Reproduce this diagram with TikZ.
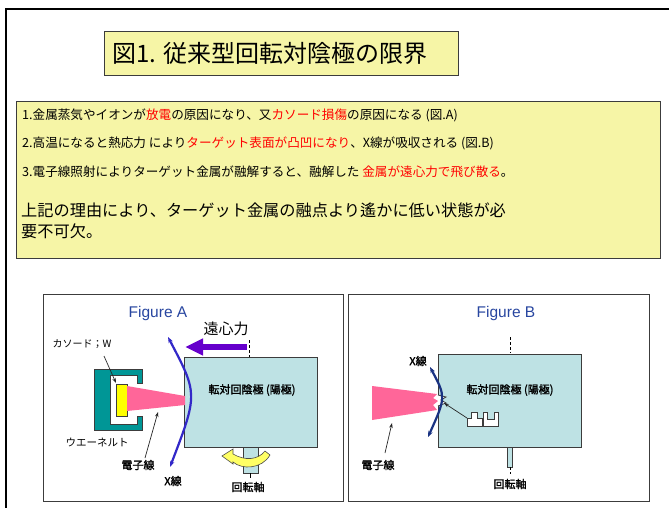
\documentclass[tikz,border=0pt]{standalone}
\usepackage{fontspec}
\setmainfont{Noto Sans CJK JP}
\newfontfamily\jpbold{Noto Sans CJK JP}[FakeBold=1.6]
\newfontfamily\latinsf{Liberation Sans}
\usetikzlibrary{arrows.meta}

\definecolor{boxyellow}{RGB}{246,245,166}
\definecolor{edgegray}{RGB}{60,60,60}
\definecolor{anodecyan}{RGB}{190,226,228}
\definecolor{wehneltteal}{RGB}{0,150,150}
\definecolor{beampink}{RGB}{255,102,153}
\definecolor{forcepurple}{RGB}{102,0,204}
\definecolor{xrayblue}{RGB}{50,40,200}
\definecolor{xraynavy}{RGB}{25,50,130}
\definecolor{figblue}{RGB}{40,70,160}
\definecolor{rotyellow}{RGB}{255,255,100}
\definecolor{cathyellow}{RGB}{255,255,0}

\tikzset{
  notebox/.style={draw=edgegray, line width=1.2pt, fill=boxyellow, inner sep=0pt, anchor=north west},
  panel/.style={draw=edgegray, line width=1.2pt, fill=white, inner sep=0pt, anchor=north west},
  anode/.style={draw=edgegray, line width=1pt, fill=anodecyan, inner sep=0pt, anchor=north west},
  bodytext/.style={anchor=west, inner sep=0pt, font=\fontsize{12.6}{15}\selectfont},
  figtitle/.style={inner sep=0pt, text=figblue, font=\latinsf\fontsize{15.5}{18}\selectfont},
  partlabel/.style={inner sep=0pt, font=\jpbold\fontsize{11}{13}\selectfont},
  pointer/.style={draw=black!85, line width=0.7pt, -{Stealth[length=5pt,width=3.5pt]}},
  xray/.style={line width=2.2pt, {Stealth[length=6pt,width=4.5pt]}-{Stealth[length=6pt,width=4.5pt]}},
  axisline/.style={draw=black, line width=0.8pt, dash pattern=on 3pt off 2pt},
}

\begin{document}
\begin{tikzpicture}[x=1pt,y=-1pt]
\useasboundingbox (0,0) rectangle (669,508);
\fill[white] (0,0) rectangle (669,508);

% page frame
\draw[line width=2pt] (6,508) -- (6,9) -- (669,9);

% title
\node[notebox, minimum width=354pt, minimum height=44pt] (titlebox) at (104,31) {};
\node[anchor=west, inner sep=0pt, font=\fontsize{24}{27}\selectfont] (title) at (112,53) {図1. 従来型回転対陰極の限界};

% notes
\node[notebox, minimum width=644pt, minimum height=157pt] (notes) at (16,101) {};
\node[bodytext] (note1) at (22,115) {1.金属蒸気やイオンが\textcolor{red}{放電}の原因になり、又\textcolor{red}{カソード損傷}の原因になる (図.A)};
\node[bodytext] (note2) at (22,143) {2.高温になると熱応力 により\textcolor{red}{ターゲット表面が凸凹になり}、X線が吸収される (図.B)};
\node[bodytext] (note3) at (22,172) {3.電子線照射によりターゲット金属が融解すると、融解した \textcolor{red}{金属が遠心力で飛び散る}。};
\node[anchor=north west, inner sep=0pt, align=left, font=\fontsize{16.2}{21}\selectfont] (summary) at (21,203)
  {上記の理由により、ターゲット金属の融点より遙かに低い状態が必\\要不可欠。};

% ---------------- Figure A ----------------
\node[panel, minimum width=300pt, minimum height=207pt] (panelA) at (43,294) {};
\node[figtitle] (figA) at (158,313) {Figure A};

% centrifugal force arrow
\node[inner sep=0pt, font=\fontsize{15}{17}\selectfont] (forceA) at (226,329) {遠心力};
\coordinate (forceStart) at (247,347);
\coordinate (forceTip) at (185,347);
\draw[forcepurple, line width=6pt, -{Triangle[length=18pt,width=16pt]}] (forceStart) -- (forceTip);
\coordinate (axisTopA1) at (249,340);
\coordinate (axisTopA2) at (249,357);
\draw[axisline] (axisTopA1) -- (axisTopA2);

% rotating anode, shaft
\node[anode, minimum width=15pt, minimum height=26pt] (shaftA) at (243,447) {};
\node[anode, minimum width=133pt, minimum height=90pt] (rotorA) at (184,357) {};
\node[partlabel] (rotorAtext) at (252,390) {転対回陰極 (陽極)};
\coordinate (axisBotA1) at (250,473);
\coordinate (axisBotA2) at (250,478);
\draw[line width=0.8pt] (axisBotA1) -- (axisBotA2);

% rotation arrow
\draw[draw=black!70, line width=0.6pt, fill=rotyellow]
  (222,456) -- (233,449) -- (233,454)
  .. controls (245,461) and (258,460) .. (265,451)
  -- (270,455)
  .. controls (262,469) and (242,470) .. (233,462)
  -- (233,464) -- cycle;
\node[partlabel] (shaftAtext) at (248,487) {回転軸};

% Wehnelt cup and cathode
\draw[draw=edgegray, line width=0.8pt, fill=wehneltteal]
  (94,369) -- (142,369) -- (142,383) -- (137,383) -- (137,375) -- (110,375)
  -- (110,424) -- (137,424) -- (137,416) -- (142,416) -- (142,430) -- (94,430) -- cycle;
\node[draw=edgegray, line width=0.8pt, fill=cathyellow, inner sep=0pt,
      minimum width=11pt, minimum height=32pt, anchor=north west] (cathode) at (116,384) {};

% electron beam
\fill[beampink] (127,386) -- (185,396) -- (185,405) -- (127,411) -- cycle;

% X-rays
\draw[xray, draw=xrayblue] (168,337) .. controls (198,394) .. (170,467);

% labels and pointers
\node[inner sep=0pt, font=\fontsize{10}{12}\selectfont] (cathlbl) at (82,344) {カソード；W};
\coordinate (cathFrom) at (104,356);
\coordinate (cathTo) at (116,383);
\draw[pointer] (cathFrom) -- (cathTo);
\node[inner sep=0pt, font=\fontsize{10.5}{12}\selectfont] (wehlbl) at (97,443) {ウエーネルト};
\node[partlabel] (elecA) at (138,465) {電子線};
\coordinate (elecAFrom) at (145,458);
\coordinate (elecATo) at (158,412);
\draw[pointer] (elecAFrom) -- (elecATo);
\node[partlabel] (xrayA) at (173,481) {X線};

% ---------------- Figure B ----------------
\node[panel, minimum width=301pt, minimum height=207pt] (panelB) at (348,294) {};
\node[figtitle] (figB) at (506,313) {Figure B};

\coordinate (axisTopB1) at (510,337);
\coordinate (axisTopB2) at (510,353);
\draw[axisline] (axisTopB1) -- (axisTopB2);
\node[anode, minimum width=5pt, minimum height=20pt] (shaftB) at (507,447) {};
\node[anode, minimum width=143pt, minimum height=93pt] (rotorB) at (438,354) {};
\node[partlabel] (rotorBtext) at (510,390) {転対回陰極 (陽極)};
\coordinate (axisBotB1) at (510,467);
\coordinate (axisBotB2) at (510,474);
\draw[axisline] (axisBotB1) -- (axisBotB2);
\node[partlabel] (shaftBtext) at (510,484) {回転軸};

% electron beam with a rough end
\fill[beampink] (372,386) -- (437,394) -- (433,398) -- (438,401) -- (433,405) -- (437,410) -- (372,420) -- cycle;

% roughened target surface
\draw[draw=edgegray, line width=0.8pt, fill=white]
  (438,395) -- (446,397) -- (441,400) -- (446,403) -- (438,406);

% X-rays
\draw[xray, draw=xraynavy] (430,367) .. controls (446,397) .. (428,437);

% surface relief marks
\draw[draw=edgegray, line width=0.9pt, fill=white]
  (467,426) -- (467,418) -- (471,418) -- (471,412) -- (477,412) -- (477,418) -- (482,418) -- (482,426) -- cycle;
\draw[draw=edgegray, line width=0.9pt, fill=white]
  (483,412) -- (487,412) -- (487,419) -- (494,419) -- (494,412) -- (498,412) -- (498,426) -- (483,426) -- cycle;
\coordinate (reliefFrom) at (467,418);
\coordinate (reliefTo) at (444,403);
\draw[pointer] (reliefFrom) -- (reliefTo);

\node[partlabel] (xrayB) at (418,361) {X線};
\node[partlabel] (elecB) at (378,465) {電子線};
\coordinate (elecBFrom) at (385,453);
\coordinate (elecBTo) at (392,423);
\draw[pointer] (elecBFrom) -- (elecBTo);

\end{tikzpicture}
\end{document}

SET TASK:
Go through the material line by line. Show each line that contains the string "with".

TASK RESULT:
Reproduce this diagram with TikZ.
% electron beam with a rough end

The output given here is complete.